Wednesday, August 12, 2009

Beach Protection Legislation Passed

The Senate Environment and Public Works Committee recently approved legislation Sen. Frank R. Lautenberg (D-NJ) and Sen. George V. Voinovich (R-OH) authored to increase funding to states to protect water quality, and to require tough new beach water quality testing and public notification standards so beachgoers are better informed about the safety of their beaches. Rep. Frank Pallone Jr. (D-NJ-06) is the sponsor of companion legislation in the House of Representatives.

"New Jersey's beaches are a treasure we must protect. Our law nine years ago was an important step toward cleaner, safer beaches and this new measure will further protect our shores and our waters from pollution. Our bill also helps protect coastal economies by providing more timely and accurate information about beach quality and by keeping our shores clean," said Sen. Lautenberg, who along with Rep. Pallone authored the 2000 BEACH Act which set water quality testing and notification requirements so beachgoers are better informed about the safety of their beaches.

The Clean Coastal Environment and Public Health Act of 2009 reauthorizes grants awarded to states through the Beaches Environmental Assessment and Coastal Health (BEACH) Act through 2013. It would increase the annual grant levels from $30 million to $60 million.

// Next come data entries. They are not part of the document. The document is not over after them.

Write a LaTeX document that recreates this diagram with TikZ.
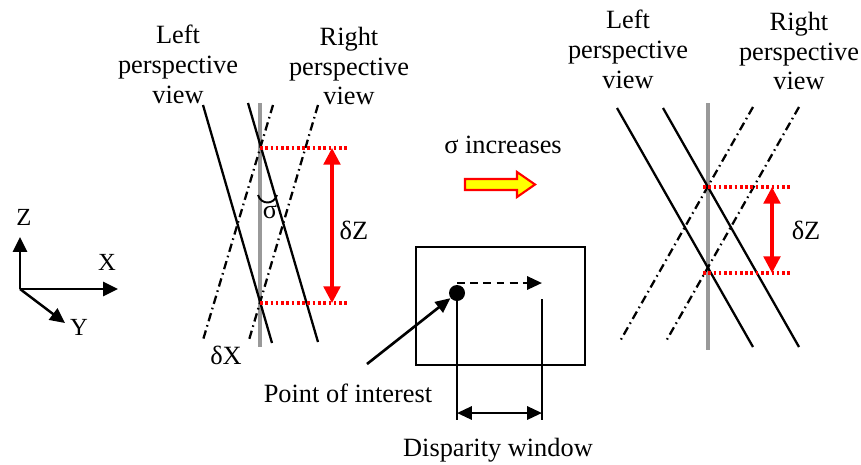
\documentclass[tikz,border=0pt]{standalone}
\usepackage{fontspec}
\setmainfont{Liberation Serif}
\usetikzlibrary{arrows.meta,positioning,calc}
\definecolor{Ink}{HTML}{000000}
\definecolor{AxisGray}{HTML}{999999}
\definecolor{ArrowRed}{HTML}{FF0000}
\definecolor{ArrowYellow}{HTML}{FFFF00}
\tikzset{
  lbl/.style={font=\fontsize{15}{17}\selectfont,inner sep=0pt,text=Ink},
  axlbl/.style={font=\fontsize{14}{16}\selectfont,inner sep=0pt,text=Ink},
  ray/.style={Ink,line width=1.3pt},
  rayproj/.style={Ink,line width=1.3pt,dash pattern=on 4.8pt off 2.3pt on 0.9pt off 2.3pt},
  centreline/.style={AxisGray,line width=1.8pt},
  reddots/.style={ArrowRed,line width=1.8pt,dash pattern=on 1.5pt off 1.5pt},
  dzarrow/.style={ArrowRed,line width=1.9pt,{Triangle[length=9.5pt,width=9.5pt]}-{Triangle[length=9.5pt,width=9.5pt]}},
  axarrow/.style={Ink,line width=1.4pt,-{Triangle[length=8.5pt,width=8pt]}},
  blkarrow/.style={Ink,line width=1.5pt,-{Triangle[length=8.5pt,width=7.5pt]}}
}
\begin{document}
\begin{tikzpicture}[x=0.02cm,y=-0.02cm,>=stealth]
\useasboundingbox (0,0) rectangle (861,464);
% axes
\coordinate (o) at (20,289);
\coordinate (az) at (20,237);
\coordinate (ax) at (118,289);
\coordinate (ay) at (65,323);
\draw[axarrow] (o) -- (az);
\draw[axarrow] (o) -- (ax);
\draw[axarrow] (o) -- (ay);
\node[axlbl] (lz) at (24,217) {Z};
\node[axlbl] (lx) at (107,262) {X};
\node[axlbl] (ly) at (79,327) {Y};
% left panel: before
\node[lbl,align=center] (lpv1) at (178,64) {Left\\perspective\\view};
\node[lbl,align=center] (rpv1) at (349,66) {Right\\perspective\\view};
\draw[centreline] (260,103) -- (260,347);
\draw[ray] (203,105) -- (272,343);
\draw[ray] (248,103) -- (318,342);
\draw[rayproj] (273,105) -- (203,340);
\draw[rayproj] (318,105) -- (249,340);
\coordinate (t1) at (260,148);
\coordinate (b1) at (260,303);
\draw[reddots] (t1) -- ++(88,0) coordinate (t1e);
\draw[reddots] (b1) -- ++(88,0) coordinate (b1e);
\draw[dzarrow] ($(t1e)+(-16,0)$) -- ($(b1e)+(-16,0)$);
\node[lbl] (dz1) at (354,230) {δZ};
\draw[Ink,line width=1.1pt] (258,195) .. controls (261,205) and (274,205) .. (277,195);
\node[lbl] (sig) at (270,212) {σ};
\node[lbl] (dx) at (226,355) {δX};
% sigma increases
\node[lbl] (inc) at (503,145) {σ increases};
\draw[ArrowRed,fill=ArrowYellow,line width=1.2pt] (465,179) -- (517,179) -- (517,172) -- (535,184.5) -- (517,197) -- (517,190) -- (465,190) -- cycle;
% image window
\draw[Ink,line width=1.6pt] (416,247) rectangle (585,365);
\node[circle,fill=Ink,inner sep=0pt,minimum size=0.32cm] (dot) at (457,293) {};
\coordinate (dend) at (542,283);
\draw[blkarrow,dash pattern=on 4.5pt off 3pt] (457,283) -- (dend);
\coordinate (wl) at (457,420);
\coordinate (wrtop) at (542,299);
\coordinate (wr) at (542,420);
\draw[Ink,line width=1.5pt] (dot.center) -- (wl);
\draw[Ink,line width=1.5pt] (wrtop) -- (wr);
\coordinate (dwl) at (457,413);
\coordinate (dwr) at (542,413);
\draw[Ink,line width=1.5pt,{Triangle[length=8.5pt,width=7.5pt]}-{Triangle[length=8.5pt,width=7.5pt]}] (dwl) -- (dwr);
\node[lbl] (dw) at (498,450) {Disparity window};
\node[lbl] (poi) at (348,393) {Point of interest};
\coordinate (poitail) at (367,364);
\draw[blkarrow] (poitail) -- (dot);
% right panel: after
\node[lbl,align=center] (lpv2) at (628,49) {Left\\perspective\\view};
\node[lbl,align=center] (rpv2) at (799,51) {Right\\perspective\\view};
\draw[centreline] (708,103) -- (708,350);
\draw[ray] (617,108) -- (753,347);
\draw[ray] (663,108) -- (799,347);
\draw[rayproj] (753,107) -- (619,343);
\draw[rayproj] (799,107) -- (665,343);
\coordinate (t2) at (703,187);
\coordinate (b2) at (703,273);
\draw[reddots] (t2) -- ++(89,0) coordinate (t2e);
\draw[reddots] (b2) -- ++(89,0) coordinate (b2e);
\draw[dzarrow] ($(t2e)+(-20,0)$) -- ($(b2e)+(-20,0)$);
\node[lbl] (dz2) at (806,230) {δZ};
\end{tikzpicture}
\end{document}
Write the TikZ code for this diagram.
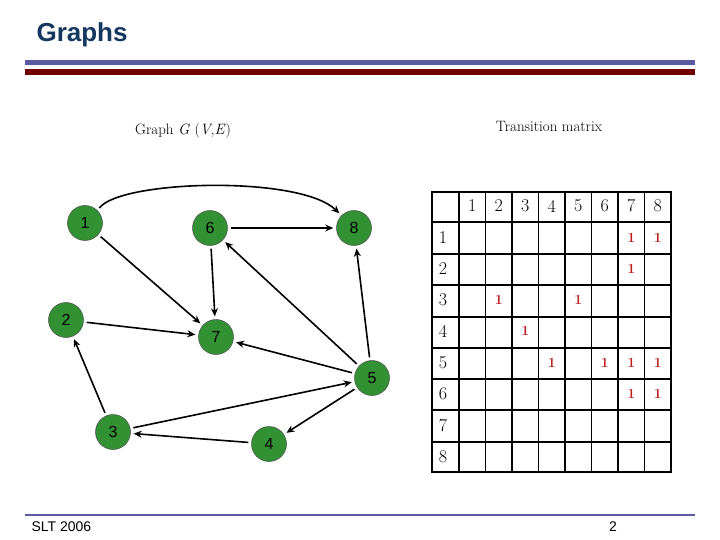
\documentclass[tikz,border=0pt]{standalone}
\usepackage{fontspec}
\setsansfont{Liberation Sans}
\usetikzlibrary{arrows.meta}
\definecolor{ttl}{RGB}{20,55,95}
\definecolor{blu}{RGB}{90,90,160}
\definecolor{drd}{RGB}{110,0,0}
\definecolor{gn}{RGB}{50,145,50}
\definecolor{mred}{RGB}{190,30,30}
\begin{document}
\begin{tikzpicture}[x=1pt,y=-1pt,
  v/.style={circle,fill=gn,draw=black!70,line width=0.5pt,minimum size=35pt,inner sep=0pt,font=\sffamily\fontsize{16}{16}\selectfont},
  e/.style={-{Stealth[length=8pt,width=7pt]},line width=1.6pt,shorten <=3pt,shorten >=3pt},
  hd/.style={font=\fontsize{18}{18}\selectfont},
  one/.style={font=\bfseries\fontsize{14}{14}\selectfont,text=mred}]
\useasboundingbox (0,0) rectangle (720,540);
\fill[white] (0,0) rectangle (720,540);
\node[font=\sffamily\bfseries\fontsize{26}{26}\selectfont,text=ttl,anchor=west] (title) at (33,35) {Graphs};
\fill[blu] (25,60) rectangle (695,65);
\fill[drd] (25,69) rectangle (695,75);
\fill[blu] (25,514) rectangle (695,516);
\node[font=\sffamily\fontsize{14}{14}\selectfont,anchor=west] (slt) at (28,527) {SLT 2006};
\node[font=\sffamily\fontsize{14}{14}\selectfont] (pg) at (613,527) {2};
\node[font=\fontsize{15}{15}\selectfont] (gl) at (183,131) {Graph \textit{G} (\textit{V},\textit{E})};
\node[font=\fontsize{15}{15}\selectfont] (tl) at (549,126) {Transition matrix};
% graph
\node[v] (n1) at (85,223) {1};
\node[v] (n6) at (210,228) {6};
\node[v] (n8) at (354,228) {8};
\node[v] (n2) at (66,320) {2};
\node[v] (n7) at (216,337) {7};
\node[v] (n5) at (372,378) {5};
\node[v] (n3) at (113,432) {3};
\node[v] (n4) at (269,444) {4};
\draw[e] (n1.north east) .. controls (120,180) and (300,175) .. (n8.north west);
\draw[e] (n1) -- (n7);
\draw[e] (n6) -- (n8);
\draw[e] (n6) -- (n7);
\draw[e] (n2) -- (n7);
\draw[e] (n3) -- (n2);
\draw[e] (n3) -- (n5);
\draw[e] (n4) -- (n3);
\draw[e] (n5) -- (n4);
\draw[e] (n5) -- (n7);
\draw[e] (n5) -- (n6);
\draw[e] (n5) -- (n8);
% matrix
\begin{scope}[line width=1.6pt]
\draw[line width=2.2pt] (432,192) rectangle (671,472);
\foreach \xx in {459,485.5,512,538.5,565,591.5,618,644.5} \draw (\xx,192) -- (\xx,472);
\foreach \yy in {222,254,285,317,348,379,410,442} \draw (432,\yy) -- (671,\yy);
\end{scope}
\foreach \c [count=\i] in {1,...,8} {
  \node[hd] (c\i) at ({459+26.5*(\i-0.5)},206) {\c};
  \node[hd] (r\i) at (443,{222+31.25*(\i-0.5)}) {\c};
}
\foreach \r/\c in {1/7,1/8,2/7,3/2,3/5,4/3,5/4,5/6,5/7,5/8,6/7,6/8}
  \node[one] (m\r\c) at ({459+26.5*(\c-0.5)},{222+31.25*(\r-0.5)}) {1};
\end{tikzpicture}
\end{document}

The Clean Coastal Environment and Public Health Act mandates the use of rapid testing methods by requiring the Environmental Protection Agency (EPA) to approve the use of rapid testing methods that detect bathing water contamination as soon as practicable and not more than four hours after a water quality sample is received by the testing facility.

Current water quality monitoring tests, like those used in New Jersey, only test for bacteria levels and take 24 to 48 hours to produce reliable results. During this time many beachgoers can be unknowingly exposed to harmful pollution. More immediate results would prevent beaches from remaining open when high levels of bacteria are found.

In addition to the water quality monitoring and notification standards currently required under the BEACH Act, the Clean Coastal Environment and Public Health Act would expand the scope to include pollution source tracking efforts. The bill also would require that beach water quality violations are disclosed not only to the public, but to all relevant state agencies with beach water pollution authority.

"The coastlines in New Jersey and throughout the country are environmental and economic treasures that need to be protected and preserved. They are central to multi-billion dollar tourism industries with an environmental value that is incalculable. This law will ensure that beachgoers will have clean shores and clean ocean water to enjoy for generations to come,” said Rep. Pallone.